Different than Texas and California, huh?
California was hot about 10 months a year. Texas was hot about 11. This mild Tennessee summer sent me into realms of pleasant shock that I never knew existed. Summer is very short here. Sneeze a few times and you'll miss it.
Are you looking forward to winter?
About as much as senility and death. Winters last about 10 or 11 months here.
You're exaggerating, right?
Well, maybe 8 or 9 months. I never fully recovered - or thawed out - from last winter. I initially thought Tennessee was a mild, southern-type place. I hadn't expected 60 foot snow drifts, penguins, and ice floes the size of Texas. Global warming, my ass!
It's now called Climate Change.
Thanks for the scientific update. Remember when scientists said the world was flat?
No, Jon. I'm not as old as you.
Ouch. I'll pretend I didn't hear that. Let's change the subject. If we continue discussing scientific fallacies I'll lose my three blog followers.
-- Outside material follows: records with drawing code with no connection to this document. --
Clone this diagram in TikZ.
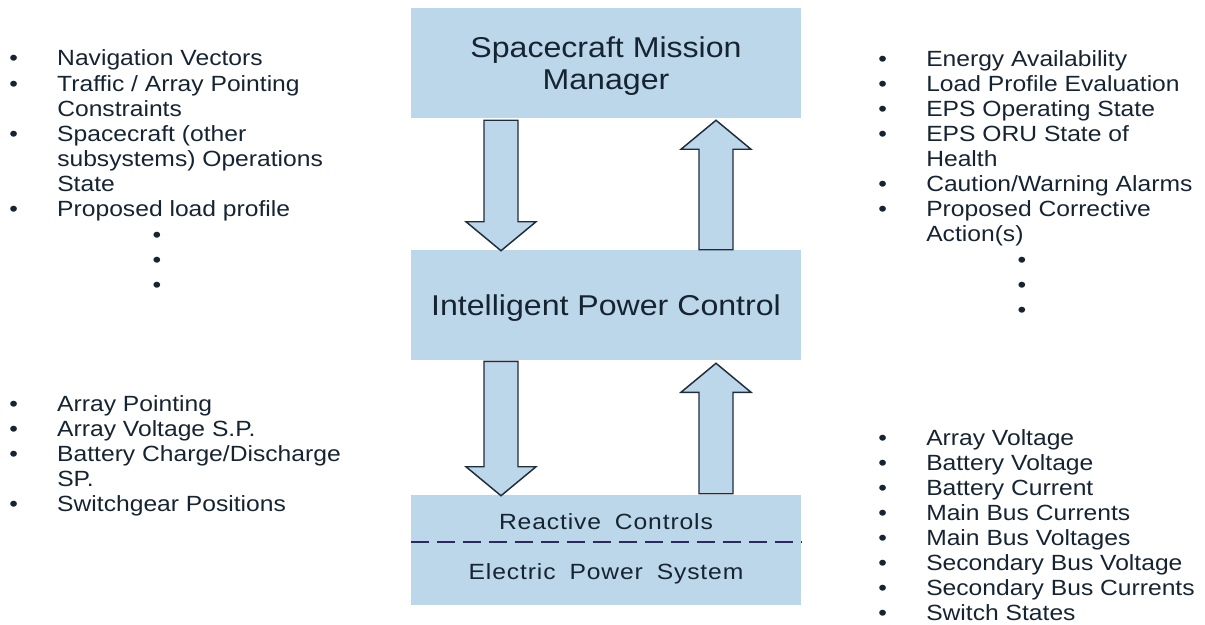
\documentclass[tikz,border=0pt]{standalone}
\usepackage{fontspec}
\setmainfont{Liberation Sans}[FakeStretch=1.12]
\newfontfamily\widefont{Liberation Sans}[FakeStretch=1.12, LetterSpace=4, WordSpace=1.8]
\usetikzlibrary{calc}
\definecolor{boxblue}{RGB}{188,214,234}
\definecolor{inknavy}{RGB}{22,36,50}
\definecolor{dashnavy}{RGB}{45,40,95}
\definecolor{edgenavy}{RGB}{30,45,60}

\tikzset{
  block/.style={fill=boxblue, minimum width=292.5pt, minimum height=82.5pt, inner sep=0pt,
    text depth=0pt, align=center, text=inknavy, font=\fontsize{21.5}{24}\selectfont},
  splittext/.style={text=inknavy, inner sep=0pt, font=\widefont\fontsize{16.5}{19}\selectfont},
  itemlist/.style={anchor=base west, inner sep=0pt, text=inknavy, font=\fontsize{16.5}{18.8}\selectfont},
  moredots/.style={inner sep=0pt, text=inknavy, font=\fontsize{16.5}{18.8}\selectfont},
  blockarrow/.style={fill=boxblue, draw=edgenavy, line width=1.1pt, line join=miter},
  splitline/.style={draw=dashnavy, line width=1.5pt, dash pattern=on 13.5pt off 6pt}
}

% block arrows: #1 = tail, #2 = tip
\newcommand{\blockdown}[2]{\draw[blockarrow] ($(#1)+(-17,0)$) -- ($(#2)+(-17,-29)$) -- ($(#2)+(-35,-29)$) -- (#2) -- ($(#2)+(35,-29)$) -- ($(#2)+(17,-29)$) -- ($(#1)+(17,0)$) -- cycle;}
\newcommand{\blockup}[2]{\draw[blockarrow] ($(#1)+(-17,0)$) -- ($(#2)+(-17,29)$) -- ($(#2)+(-35,29)$) -- (#2) -- ($(#2)+(35,29)$) -- ($(#2)+(17,29)$) -- ($(#1)+(17,0)$) -- cycle;}

\begin{document}
\begin{tikzpicture}[x=0.75pt, y=-0.75pt]
    \useasboundingbox (0,0) rectangle (1205,624);

    % the three levels
    \node[block] (mgr) at (606,63) {Spacecraft Mission\\Manager};
    \node[block] (ipc) at (606,305) {Intelligent Power Control};
    \node[block] (eps) at (606,550) {};
    \node[splittext] (rc) at ($(eps.center)+(0,-28)$) {Reactive Controls};
    \node[splittext] (ep) at ($(eps.center)+(0,24)$) {Electric Power System};
    \draw[splitline] ($(eps.west)+(0,-8)$) -- ($(eps.east)+(0,-8)$);

    % arrows between levels
    \coordinate (cmdtop) at ($(mgr.south)+(-105,2)$);
    \coordinate (cmdmid) at ($(ipc.north)+(-105,1)$);
    \coordinate (rpttail) at ($(ipc.north)+(110,0)$);
    \coordinate (rpttip) at ($(mgr.south)+(110,2)$);
    \coordinate (ctltop) at ($(ipc.south)+(-105,1)$);
    \coordinate (ctlbot) at ($(eps.north)+(-105,1)$);
    \coordinate (senstail) at ($(eps.north)+(110,-1)$);
    \coordinate (senstip) at ($(ipc.south)+(110,3)$);
    \blockdown{cmdtop}{cmdmid}
    \blockup{rpttail}{rpttip}
    \blockdown{ctltop}{ctlbot}
    \blockup{senstail}{senstip}

    % information lists
    \node[itemlist] (mgrin) at (9,66) {\begin{tabular}[t]{@{}p{36pt}@{}l@{}}
        \textbullet & Navigation Vectors\\
        \textbullet & Traffic / Array Pointing\\
                    & Constraints\\
        \textbullet & Spacecraft (other\\
                    & subsystems) Operations\\
                    & State\\
        \textbullet & Proposed load profile
    \end{tabular}};
    \node[itemlist] (mgrout) at (878,66.5) {\begin{tabular}[t]{@{}p{36pt}@{}l@{}}
        \textbullet & Energy Availability\\
        \textbullet & Load Profile Evaluation\\
        \textbullet & EPS Operating State\\
        \textbullet & EPS ORU State of\\
                    & Health\\
        \textbullet & Caution/Warning Alarms\\
        \textbullet & Proposed Corrective\\
                    & Action(s)
    \end{tabular}};
    \node[itemlist] (ctlout) at (9,411) {\begin{tabular}[t]{@{}p{36pt}@{}l@{}}
        \textbullet & Array Pointing\\
        \textbullet & Array Voltage S.P.\\
        \textbullet & Battery Charge/Discharge\\
                    & SP.\\
        \textbullet & Switchgear Positions
    \end{tabular}};
    \node[itemlist] (sensin) at (878,445) {\begin{tabular}[t]{@{}p{36pt}@{}l@{}}
        \textbullet & Array Voltage\\
        \textbullet & Battery Voltage\\
        \textbullet & Battery Current\\
        \textbullet & Main Bus Currents\\
        \textbullet & Main Bus Voltages\\
        \textbullet & Secondary Bus Voltage\\
        \textbullet & Secondary Bus Currents\\
        \textbullet & Switch States
    \end{tabular}};
    \foreach \y [count=\i] in {237,262,287}
        \node[moredots] (ldot\i) at (157,\y) {\textbullet};
    \foreach \y [count=\i] in {262.5,287.5,312.5}
        \node[moredots] (rdot\i) at (1022,\y) {\textbullet};
\end{tikzpicture}
\end{document}
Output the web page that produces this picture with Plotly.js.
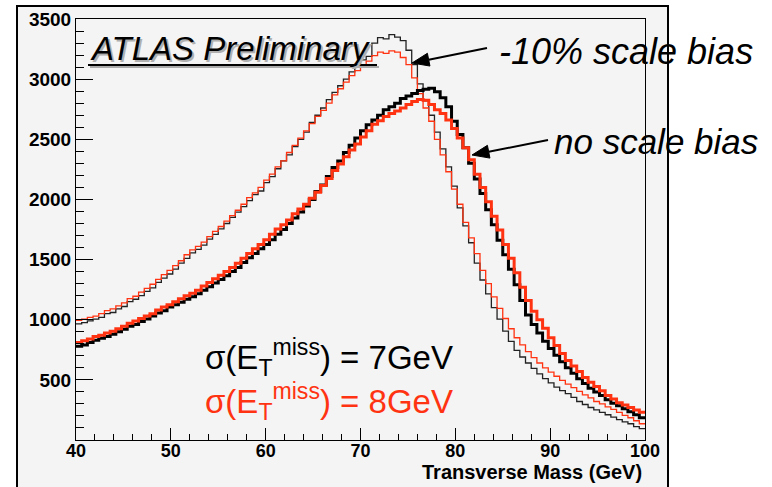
<!DOCTYPE html>
<html>
<head>
<meta charset="utf-8">
<script src="https://cdn.plot.ly/plotly-3.0.1.min.js"></script>
<style>html,body{margin:0;padding:0;background:#fff;}#chart{width:772px;height:487px;}</style>
</head>
<body>
<div id="chart"></div>
<script>
// Histogram binning (transverse mass, GeV)
const binLow = 40;
const binWidth = 0.6;

// -10% scale bias, sigma(ETmiss) = 7 GeV (thin black)
const biasSigma7 = [965,975,990,1005,1020,1050,1060,1090,1110,1150,
  1170,1200,1235,1265,1310,1345,1380,1420,1470,1510,
  1555,1585,1620,1670,1710,1755,1800,1850,1895,1940,
  1990,2040,2070,2140,2190,2255,2320,2370,2440,2500,
  2560,2640,2700,2760,2830,2890,2945,3000,3060,3110,
  3160,3190,3300,3345,3335,3370,3350,3320,3240,3120,
  2960,2820,2700,2560,2420,2270,2110,1930,1780,1640,
  1470,1330,1215,1100,1005,905,820,745,690,640,
  595,550,510,475,440,410,385,355,320,295,
  270,250,230,210,190,170,150,135,112,95];

// -10% scale bias, sigma(ETmiss) = 8 GeV (thin red)
const biasSigma8 = [995,1005,1020,1030,1050,1075,1090,1115,1140,1175,
  1195,1230,1260,1295,1335,1375,1410,1450,1490,1540,
  1580,1610,1645,1690,1735,1775,1820,1865,1910,1960,
  2015,2055,2100,2160,2210,2270,2320,2390,2450,2510,
  2570,2630,2690,2740,2800,2870,2920,2975,3030,3070,
  3120,3150,3195,3225,3215,3235,3225,3180,3120,3010,
  2880,2760,2650,2500,2370,2230,2085,1960,1810,1680,
  1550,1410,1300,1190,1095,1010,925,850,790,735,
  685,640,600,565,530,495,465,435,405,375,
  350,320,300,275,255,230,205,185,160,135];

// no scale bias, sigma(ETmiss) = 7 GeV (thick black)
const noBiasSigma7 = [780,790,810,830,845,860,880,900,920,945,
  960,985,1005,1030,1055,1075,1105,1125,1145,1170,
  1190,1215,1245,1275,1305,1335,1365,1400,1435,1475,
  1515,1550,1590,1625,1665,1710,1750,1800,1845,1895,
  1945,2000,2065,2120,2190,2265,2320,2390,2450,2510,
  2570,2620,2660,2700,2745,2770,2800,2840,2860,2880,
  2905,2915,2925,2895,2845,2770,2650,2540,2430,2300,
  2170,2050,1915,1790,1660,1540,1420,1290,1160,1040,
  960,890,820,760,705,650,600,555,510,470,
  430,400,370,335,305,285,260,235,210,185];

// no scale bias, sigma(ETmiss) = 8 GeV (thick red)
const noBiasSigma8 = [810,825,840,860,870,890,905,925,945,970,
  990,1010,1030,1050,1080,1105,1125,1150,1175,1200,
  1220,1245,1280,1310,1340,1370,1400,1435,1470,1510,
  1550,1590,1625,1665,1710,1755,1790,1830,1880,1920,
  1960,2010,2060,2115,2175,2240,2295,2355,2410,2460,
  2520,2570,2625,2655,2690,2715,2735,2760,2790,2815,
  2830,2825,2790,2745,2715,2660,2590,2510,2430,2330,
  2210,2100,1980,1860,1745,1625,1510,1390,1270,1160,
  1070,1000,930,850,785,720,660,615,570,520,
  480,445,410,370,340,310,290,270,250,230];

const xTickVals = [40,50,60,70,80,90,100];
const yTickVals = [500,1000,1500,2000,2500,3000,3500];

function steps(vals) {
  const x = [], y = [];
  vals.forEach((v, i) => { x.push(binLow + i * binWidth); y.push(v); });
  x.push(binLow + vals.length * binWidth);
  y.push(vals[vals.length - 1]);
  return {x, y};
}

const RED = '#ff3311';
const series = [
  {vals: biasSigma7, color: '#222222', width: 1.3, name: '-10% scale bias, 7GeV'},
  {vals: biasSigma8, color: RED, width: 1.3, name: '-10% scale bias, 8GeV'},
  {vals: noBiasSigma7, color: '#000000', width: 3, name: 'no scale bias, 7GeV'},
  {vals: noBiasSigma8, color: RED, width: 3, name: 'no scale bias, 8GeV'}
];

const traces = series.map(s => {
  const st = steps(s.vals);
  return {x: st.x, y: st.y, type: 'scatter', mode: 'lines', name: s.name,
    line: {shape: 'hv', color: s.color, width: s.width}, hoverinfo: 'skip'};
});

const FONT = 'Liberation Sans, Arial, sans-serif';
const L = 76, T = 19, W = 569, H = 421;
const px = v => (v - L) / W;
const py = v => (T + H - v) / H;

function arrowShapes(tipX, tipY, tailX, tailY) {
  const dx = tailX - tipX, dy = tailY - tipY;
  const len = Math.hypot(dx, dy);
  const ux = dx / len, uy = dy / len;
  const headLen = 17, halfW = 6.5;
  const bx = tipX + ux * headLen, by = tipY + uy * headLen;
  const p1x = bx - uy * halfW, p1y = by + ux * halfW;
  const p2x = bx + uy * halfW, p2y = by - ux * halfW;
  return [
    {type: 'line', xref: 'paper', yref: 'paper', x0: px(tailX), y0: py(tailY), x1: px(bx), y1: py(by),
      line: {color: '#000', width: 2}},
    {type: 'path', xref: 'paper', yref: 'paper',
      path: `M ${px(tipX)} ${py(tipY)} L ${px(p1x)} ${py(p1y)} L ${px(p2x)} ${py(p2y)} Z`,
      fillcolor: '#000', line: {color: '#000', width: 1}}
  ];
}

const layout = {
  width: 772, height: 487,
  margin: {l: L, r: 772 - L - W, t: T, b: 487 - T - H, pad: 0},
  paper_bgcolor: '#ffffff',
  plot_bgcolor: '#f4f4f4',
  showlegend: false,
  xaxis: {
    range: [40, 100], tickmode: 'array', tickvals: xTickVals,
    ticks: 'inside', ticklen: 12, tickwidth: 1, tickcolor: '#000',
    showline: true, linecolor: '#000', linewidth: 1, mirror: true,
    showgrid: false, zeroline: false, ticklabelstandoff: -6,
    tickfont: {family: FONT, size: 18, color: '#000', weight: 'bold'},
    minor: {tickmode: 'linear', tick0: 40, dtick: 2, ticks: 'inside', ticklen: 6, tickcolor: '#000', showgrid: false}
  },
  yaxis: {
    range: [0, 3500], tickmode: 'array', tickvals: yTickVals,
    ticks: 'inside', ticklen: 17, tickwidth: 1, tickcolor: '#000',
    showline: true, linecolor: '#000', linewidth: 1, mirror: true,
    showgrid: false, zeroline: false,
    tickfont: {family: FONT, size: 19, color: '#000', weight: 'bold'},
    minor: {tickmode: 'linear', tick0: 0, dtick: 100, ticks: 'inside', ticklen: 8, tickcolor: '#000', showgrid: false}
  },
  shapes: [
    {type: 'rect', xref: 'paper', yref: 'paper', x0: px(17), x1: px(668), y0: py(500), y1: py(6),
      fillcolor: '#f4f4f4', line: {color: '#000', width: 2}, layer: 'below'},
    {type: 'line', xref: 'paper', yref: 'paper', x0: px(90), x1: px(379), y0: py(67), y1: py(67),
      line: {color: '#aaaaaa', width: 2}},
    {type: 'line', xref: 'paper', yref: 'paper', x0: px(88), x1: px(377), y0: py(65), y1: py(65),
      line: {color: '#000', width: 2}}
  ].concat(arrowShapes(412, 63, 487, 48), arrowShapes(472, 155, 548, 140)),
  annotations: [
    {xref: 'paper', yref: 'paper', x: px(90), y: py(50), xanchor: 'left', yanchor: 'middle', showarrow: false,
      text: '<i>ATLAS Preliminary</i>', font: {family: FONT, size: 33, color: '#b0b0b0'}},
    {xref: 'paper', yref: 'paper', x: px(88), y: py(48), xanchor: 'left', yanchor: 'middle', showarrow: false,
      text: '<i>ATLAS Preliminary</i>', font: {family: FONT, size: 33, color: '#000'}},
    {xref: 'paper', yref: 'paper', x: px(497), y: py(51), xanchor: 'left', yanchor: 'middle', showarrow: false,
      text: '<i>-10% scale bias</i>', font: {family: FONT, size: 36, color: '#000'}},
    {xref: 'paper', yref: 'paper', x: px(552), y: py(141), xanchor: 'left', yanchor: 'middle', showarrow: false,
      text: '<i>no scale bias</i>', font: {family: FONT, size: 35, color: '#000'}},
    {xref: 'paper', yref: 'paper', x: px(203), y: py(357), xanchor: 'left', yanchor: 'middle', showarrow: false,
      text: 'σ(E<sub>T</sub><sup>miss</sup>) = 7GeV', font: {family: FONT, size: 33, color: '#000'}},
    {xref: 'paper', yref: 'paper', x: px(203), y: py(401), xanchor: 'left', yanchor: 'middle', showarrow: false,
      text: 'σ(E<sub>T</sub><sup>miss</sup>) = 8GeV', font: {family: FONT, size: 33, color: RED}},
    {xref: 'paper', yref: 'paper', x: px(644), y: py(472), xanchor: 'right', yanchor: 'middle', showarrow: false,
      text: '<b>Transverse Mass (GeV)</b>', font: {family: FONT, size: 20, color: '#000'}}
  ]
};

Plotly.newPlot('chart', traces, layout, {staticPlot: true, displayModeBar: false});
</script>
</body>
</html>
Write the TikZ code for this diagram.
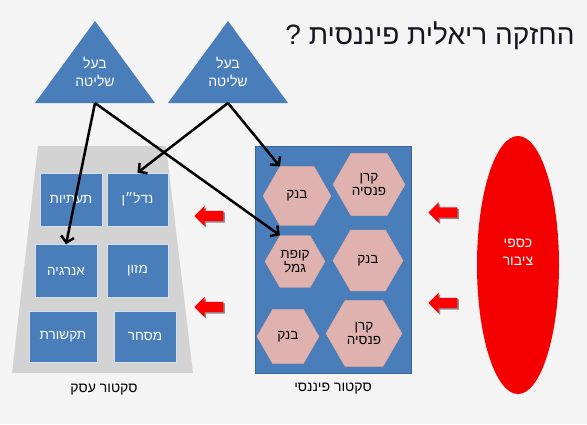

So, how is the blogging business going, Jon?
Let's put it this way:
If my blog was sinking with the Titanic, my blog would hit the ocean floor first.
That bad, huh?
My "followers" are minimal. My readership is dwindling. I've tried everything possible to maintain interest, short of paying my readers a salary. My once-irresistible charm is rapidly fading. I feel like a paltry imitation of Blanche DuBois.
Perhaps you should lighten up and condense. Incorporate more humor and shorten your posts.
I thought that if I served ten-course meals with my heart on a platter simmering in blood it would generate interest.
Only for vampires.
Any specific suggestions? - - besides laughs and brevity?
Cut the tedious crap about your traumatic childhood and dysfunctional gym coaches. People read blogs for entertainment. Nobody wants to wade through Tolstoy.
I think the real problem is that I'm far too unique and complex for the average person to understand. And probably too cute to tolerate.
You're intolerable, all right, but it isn't because you're cute.
This conversation is starting to get on my nerves. Talking to myself is more exasperating than I initially anticipated.
TWO of you isn't quite as appealing as one might expect, is it?
You're probably right. I sometimes have trouble tolerating one of me.